The Heart of the Hearth


The heart of Sharon Springs is the American Hotel. It is, often literally, the sole beacon of light rising from the bottom of Main Street. Staying there, one feels both welcomed and cared for, pampered and protected. From its cozy pub corner to the inviting chairs around the stove of the living room, it invites any and all. ‘Rest here’ it beckons, ‘Cheers!’ it cajoles, ‘Relax and enjoy’ it subtly demands.

The fruits of Fall have been pleasingly placed all around the main room, and a cozier place to spend this Halloween weekend could scarcely be conjured. I find a seat at the end of the bar and order a traditional martini, very dry with olives. A small television flickers in the background, foretelling the tracking of Hurricane Sandy, and a psychic sits beside me foretelling her own tales.

A few political ads flash across the screen, and under her breath I hear her say how much she hates Republicans. I mention my consternation at having passed a number of Romney/Ryan ads along the lawns of rural New York State. She says she doesn’t want to reveal what will happen with the election, only that the country needs to reach the bottom before it can build itself up, eventually admitting that she thinks we’ll be under Romney and Ryan. She adds ominously that she’s glad she’s past the point of menopause, otherwise she’d lose all her rights. It is not exactly reassuring, and though she qualifies herself by saying that psychics are only right 85 percent of the time (and she hopes she’s wrong), my mind is unsettled and bothered by her prediction.

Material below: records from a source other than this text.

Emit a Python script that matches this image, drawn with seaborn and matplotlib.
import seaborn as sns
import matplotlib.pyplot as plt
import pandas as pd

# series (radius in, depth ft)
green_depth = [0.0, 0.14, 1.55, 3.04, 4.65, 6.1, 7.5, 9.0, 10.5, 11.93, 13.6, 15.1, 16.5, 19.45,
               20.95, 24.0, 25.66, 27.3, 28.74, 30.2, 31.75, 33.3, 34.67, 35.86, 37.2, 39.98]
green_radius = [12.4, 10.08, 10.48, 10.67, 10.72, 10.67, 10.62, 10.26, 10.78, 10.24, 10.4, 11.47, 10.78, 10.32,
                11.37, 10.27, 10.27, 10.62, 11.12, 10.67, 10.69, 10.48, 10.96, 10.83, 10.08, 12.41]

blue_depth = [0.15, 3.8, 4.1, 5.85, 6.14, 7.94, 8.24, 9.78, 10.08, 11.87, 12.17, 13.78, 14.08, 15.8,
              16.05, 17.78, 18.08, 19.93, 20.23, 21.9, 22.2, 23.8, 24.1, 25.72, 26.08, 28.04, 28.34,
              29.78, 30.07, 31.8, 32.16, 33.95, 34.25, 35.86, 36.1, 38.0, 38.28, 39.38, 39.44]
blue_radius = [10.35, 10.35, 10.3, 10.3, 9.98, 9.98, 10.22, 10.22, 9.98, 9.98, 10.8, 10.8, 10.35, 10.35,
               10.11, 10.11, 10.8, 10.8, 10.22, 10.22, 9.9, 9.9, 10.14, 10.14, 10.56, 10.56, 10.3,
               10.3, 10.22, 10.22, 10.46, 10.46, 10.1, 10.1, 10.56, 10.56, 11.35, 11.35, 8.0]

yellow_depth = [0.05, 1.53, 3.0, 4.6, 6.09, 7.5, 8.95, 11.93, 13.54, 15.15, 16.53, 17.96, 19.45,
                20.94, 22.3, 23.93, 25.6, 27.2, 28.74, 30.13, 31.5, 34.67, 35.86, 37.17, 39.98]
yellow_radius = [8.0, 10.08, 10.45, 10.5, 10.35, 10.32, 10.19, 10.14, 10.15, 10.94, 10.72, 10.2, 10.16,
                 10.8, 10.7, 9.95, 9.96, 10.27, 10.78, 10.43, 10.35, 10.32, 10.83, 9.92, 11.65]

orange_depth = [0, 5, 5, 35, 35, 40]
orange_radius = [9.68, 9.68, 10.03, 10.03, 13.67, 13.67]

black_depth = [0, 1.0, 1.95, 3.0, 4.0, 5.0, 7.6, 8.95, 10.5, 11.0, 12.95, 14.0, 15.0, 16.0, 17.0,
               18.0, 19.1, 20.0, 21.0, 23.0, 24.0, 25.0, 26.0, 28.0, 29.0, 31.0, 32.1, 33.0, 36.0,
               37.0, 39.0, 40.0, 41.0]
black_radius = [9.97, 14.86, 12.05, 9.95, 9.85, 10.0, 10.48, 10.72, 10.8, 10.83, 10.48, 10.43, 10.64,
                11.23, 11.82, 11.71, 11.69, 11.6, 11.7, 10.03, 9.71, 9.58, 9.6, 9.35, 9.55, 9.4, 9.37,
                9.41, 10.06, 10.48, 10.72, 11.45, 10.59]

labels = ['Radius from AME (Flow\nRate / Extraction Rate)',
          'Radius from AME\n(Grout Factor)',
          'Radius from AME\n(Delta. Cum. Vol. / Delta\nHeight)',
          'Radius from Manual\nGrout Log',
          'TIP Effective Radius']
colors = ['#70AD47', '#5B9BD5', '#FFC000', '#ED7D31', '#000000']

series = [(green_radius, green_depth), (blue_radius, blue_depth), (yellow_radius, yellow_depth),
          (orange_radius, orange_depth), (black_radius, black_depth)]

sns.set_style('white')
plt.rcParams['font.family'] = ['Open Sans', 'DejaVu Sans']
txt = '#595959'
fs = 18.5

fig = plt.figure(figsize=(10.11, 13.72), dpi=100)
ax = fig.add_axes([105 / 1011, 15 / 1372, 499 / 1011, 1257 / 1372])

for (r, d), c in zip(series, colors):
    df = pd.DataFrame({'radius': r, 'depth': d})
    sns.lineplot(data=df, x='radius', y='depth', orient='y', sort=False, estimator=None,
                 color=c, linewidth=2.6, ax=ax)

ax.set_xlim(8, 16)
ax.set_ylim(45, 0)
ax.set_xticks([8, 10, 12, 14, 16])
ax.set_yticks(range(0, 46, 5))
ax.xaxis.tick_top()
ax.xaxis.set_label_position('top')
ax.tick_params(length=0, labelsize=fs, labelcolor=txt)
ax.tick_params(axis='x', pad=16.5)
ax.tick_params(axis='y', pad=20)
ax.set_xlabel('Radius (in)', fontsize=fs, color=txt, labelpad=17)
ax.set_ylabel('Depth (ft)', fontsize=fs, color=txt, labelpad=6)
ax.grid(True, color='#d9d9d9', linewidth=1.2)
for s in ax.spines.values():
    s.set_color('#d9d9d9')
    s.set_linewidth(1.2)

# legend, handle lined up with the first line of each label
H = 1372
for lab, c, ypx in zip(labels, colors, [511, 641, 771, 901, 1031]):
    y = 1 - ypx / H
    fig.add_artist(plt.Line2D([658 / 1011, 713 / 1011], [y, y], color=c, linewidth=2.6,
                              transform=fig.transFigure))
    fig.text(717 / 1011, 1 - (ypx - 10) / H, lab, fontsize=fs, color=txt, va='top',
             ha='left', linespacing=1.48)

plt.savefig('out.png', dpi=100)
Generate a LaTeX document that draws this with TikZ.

Luckily we’re ensconced at a place of peace, and while some credit must be given to the impeccably mixed martini before me, much of what allows me to relax again is the atmosphere of the American Hotel. An affable swirl of friendly activity surrounds us, one in which guests are instantly assimilated into the warm light and contagious camaraderie.

This is one of those idyllic places of the world, where it feels like we’re delving deeper into a past that might have existed only in some happy imagination.